== COLLECTED DATA ==

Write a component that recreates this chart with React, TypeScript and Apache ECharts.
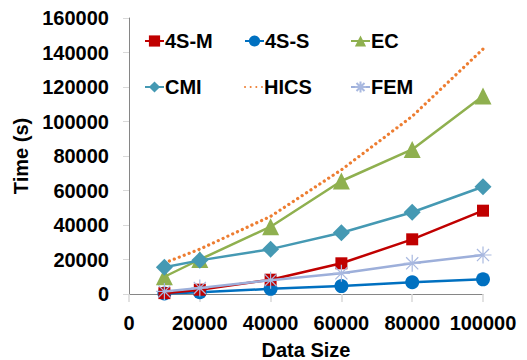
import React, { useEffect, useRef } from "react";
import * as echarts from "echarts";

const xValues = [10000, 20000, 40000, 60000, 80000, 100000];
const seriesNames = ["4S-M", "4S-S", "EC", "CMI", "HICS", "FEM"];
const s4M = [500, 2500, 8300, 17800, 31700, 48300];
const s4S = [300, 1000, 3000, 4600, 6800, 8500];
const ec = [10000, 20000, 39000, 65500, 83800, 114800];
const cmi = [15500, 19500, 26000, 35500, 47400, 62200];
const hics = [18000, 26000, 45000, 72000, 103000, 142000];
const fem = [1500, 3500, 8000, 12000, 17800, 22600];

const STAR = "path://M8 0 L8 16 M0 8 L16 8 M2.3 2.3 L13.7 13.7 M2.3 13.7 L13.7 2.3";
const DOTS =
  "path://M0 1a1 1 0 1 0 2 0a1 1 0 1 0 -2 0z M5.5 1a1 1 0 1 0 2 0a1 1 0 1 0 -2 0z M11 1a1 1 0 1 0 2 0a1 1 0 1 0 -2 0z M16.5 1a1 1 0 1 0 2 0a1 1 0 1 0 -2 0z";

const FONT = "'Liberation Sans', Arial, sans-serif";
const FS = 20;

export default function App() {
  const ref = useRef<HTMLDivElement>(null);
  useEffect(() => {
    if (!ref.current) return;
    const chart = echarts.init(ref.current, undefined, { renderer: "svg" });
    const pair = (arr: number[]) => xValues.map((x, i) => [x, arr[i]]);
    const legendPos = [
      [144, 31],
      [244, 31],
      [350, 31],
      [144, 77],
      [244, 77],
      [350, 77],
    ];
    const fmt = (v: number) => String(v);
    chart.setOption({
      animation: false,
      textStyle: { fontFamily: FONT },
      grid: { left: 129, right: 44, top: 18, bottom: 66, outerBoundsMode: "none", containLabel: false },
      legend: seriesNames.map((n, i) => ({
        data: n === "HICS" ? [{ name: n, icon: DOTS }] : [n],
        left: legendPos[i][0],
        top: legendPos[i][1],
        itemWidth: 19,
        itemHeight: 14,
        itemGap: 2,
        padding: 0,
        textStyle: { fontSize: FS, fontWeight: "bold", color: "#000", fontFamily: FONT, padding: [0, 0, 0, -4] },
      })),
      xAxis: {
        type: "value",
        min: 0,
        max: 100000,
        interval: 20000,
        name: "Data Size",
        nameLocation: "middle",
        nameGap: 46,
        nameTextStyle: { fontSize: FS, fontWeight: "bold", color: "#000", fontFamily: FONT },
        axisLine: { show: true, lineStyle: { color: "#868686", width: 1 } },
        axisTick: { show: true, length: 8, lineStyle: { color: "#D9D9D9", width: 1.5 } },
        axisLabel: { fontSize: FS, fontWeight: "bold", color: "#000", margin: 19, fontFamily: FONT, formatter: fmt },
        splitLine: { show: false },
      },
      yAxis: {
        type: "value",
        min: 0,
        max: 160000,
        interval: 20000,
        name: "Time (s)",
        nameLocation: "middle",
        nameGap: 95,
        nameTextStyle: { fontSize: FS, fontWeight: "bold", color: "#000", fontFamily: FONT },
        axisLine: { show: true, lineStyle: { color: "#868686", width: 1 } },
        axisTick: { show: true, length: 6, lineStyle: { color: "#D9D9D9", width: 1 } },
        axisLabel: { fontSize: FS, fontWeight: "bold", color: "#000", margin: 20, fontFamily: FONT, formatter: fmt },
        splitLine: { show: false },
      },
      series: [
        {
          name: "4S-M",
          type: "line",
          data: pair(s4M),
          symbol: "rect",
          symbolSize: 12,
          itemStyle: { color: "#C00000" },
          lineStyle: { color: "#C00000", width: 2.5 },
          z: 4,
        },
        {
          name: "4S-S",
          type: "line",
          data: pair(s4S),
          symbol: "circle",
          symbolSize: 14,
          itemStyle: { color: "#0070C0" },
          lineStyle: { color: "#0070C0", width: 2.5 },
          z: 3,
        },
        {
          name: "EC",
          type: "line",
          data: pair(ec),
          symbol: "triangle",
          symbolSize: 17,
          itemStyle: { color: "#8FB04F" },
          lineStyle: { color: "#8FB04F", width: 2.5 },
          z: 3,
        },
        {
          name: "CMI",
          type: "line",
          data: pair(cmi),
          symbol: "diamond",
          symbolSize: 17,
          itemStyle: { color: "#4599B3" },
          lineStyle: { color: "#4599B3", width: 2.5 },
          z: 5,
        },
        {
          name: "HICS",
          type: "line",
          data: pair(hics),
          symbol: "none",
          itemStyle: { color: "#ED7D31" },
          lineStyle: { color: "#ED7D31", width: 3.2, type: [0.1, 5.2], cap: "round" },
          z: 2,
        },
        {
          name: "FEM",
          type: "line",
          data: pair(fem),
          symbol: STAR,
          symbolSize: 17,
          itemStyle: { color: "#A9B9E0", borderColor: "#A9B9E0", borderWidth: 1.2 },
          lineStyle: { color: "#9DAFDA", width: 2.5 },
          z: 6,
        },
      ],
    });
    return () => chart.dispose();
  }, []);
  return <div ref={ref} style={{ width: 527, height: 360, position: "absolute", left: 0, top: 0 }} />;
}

===

THE PROBLEM -
Return, unchanged, the lines from the first line of the material through the line that holds "const FS = 20;", inclusive, omitting pictures.

FINISHED ANSWER -
Write a component that recreates this chart with React, TypeScript and Apache ECharts.
import React, { useEffect, useRef } from "react";
import * as echarts from "echarts";

const xValues = [10000, 20000, 40000, 60000, 80000, 100000];
const seriesNames = ["4S-M", "4S-S", "EC", "CMI", "HICS", "FEM"];
const s4M = [500, 2500, 8300, 17800, 31700, 48300];
const s4S = [300, 1000, 3000, 4600, 6800, 8500];
const ec = [10000, 20000, 39000, 65500, 83800, 114800];
const cmi = [15500, 19500, 26000, 35500, 47400, 62200];
const hics = [18000, 26000, 45000, 72000, 103000, 142000];
const fem = [1500, 3500, 8000, 12000, 17800, 22600];

const STAR = "path://M8 0 L8 16 M0 8 L16 8 M2.3 2.3 L13.7 13.7 M2.3 13.7 L13.7 2.3";
const DOTS =
  "path://M0 1a1 1 0 1 0 2 0a1 1 0 1 0 -2 0z M5.5 1a1 1 0 1 0 2 0a1 1 0 1 0 -2 0z M11 1a1 1 0 1 0 2 0a1 1 0 1 0 -2 0z M16.5 1a1 1 0 1 0 2 0a1 1 0 1 0 -2 0z";

const FONT = "'Liberation Sans', Arial, sans-serif";
const FS = 20;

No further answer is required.